Wednesday, January 26, 2011

Related Paper - Jan 27

I read the paper :

E. Shutova, L. Sun and A. Korhonen. 2010. Metaphor Identification Using Verb and Noun Clustering. In Proceedings of COLING 2010, Beijing, China.



http://www.cl.cam.ac.uk/~es407/papers/Coling10.pdf

The paper describes a word clustering approach to metaphor identification. Their decision to use word clustering is based on hypothesis that target concepts associated with a source concept appear in similar lexico-syntactic environments, and clustering will capture this relatedness by association. The method starts with a small set of seeds of source-target domain mappings, extracts rich features from a shallow parser, and uses spectral method to perform noun and verb clustering. The resulting noun clusters are considered as target concepts in the same source domain, and the resulting verb clusters are considered as source domain lexicon.

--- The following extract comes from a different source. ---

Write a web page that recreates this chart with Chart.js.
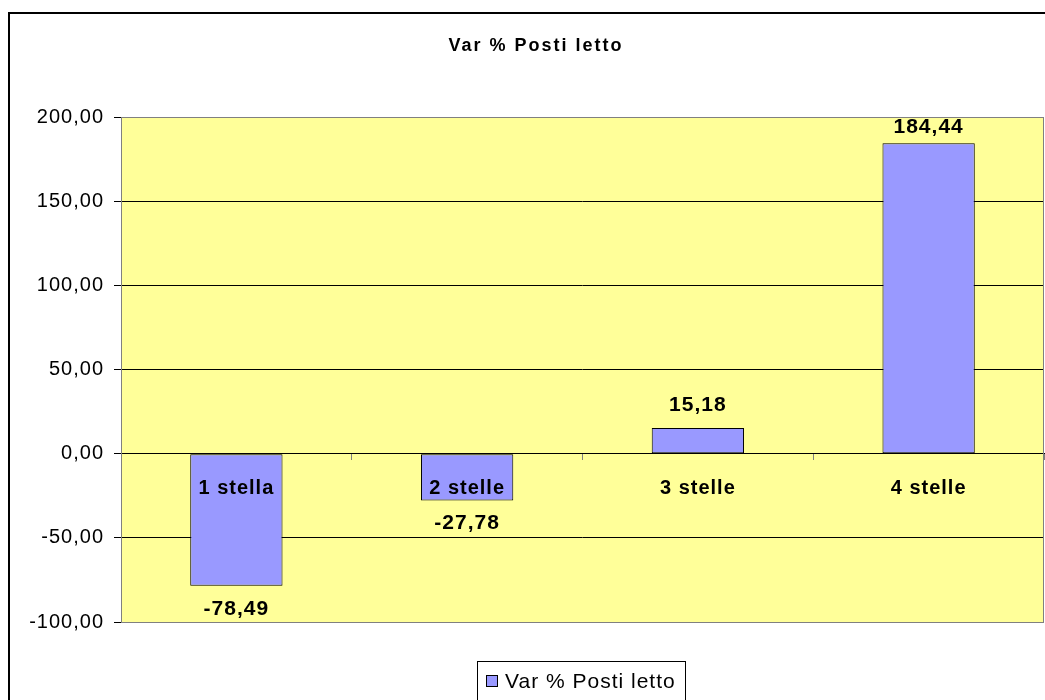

As for the results, they were able to get some nice metaphors that represent broad semantic classes such as {swallow anger, hurl comment, spark enthusiasm, etc.} from seeds {stir excitement, throw remark, cast doubt}, which the WordNet-based approach (baseline) cannot acquire. They evaluated the methods using precision, and got 0.79 (baseline 0.44). I don't think these numbers are convincing though since they randomly sampled sentences annotated by the systems and asked five human annotators to judge, but they did not report the size of the sample (or maybe I missed it?). Also, though there is no large annotated corpus for metaphor identification, it would be nice if they had reported recall on smaller data just to get an idea of the coverage of the method.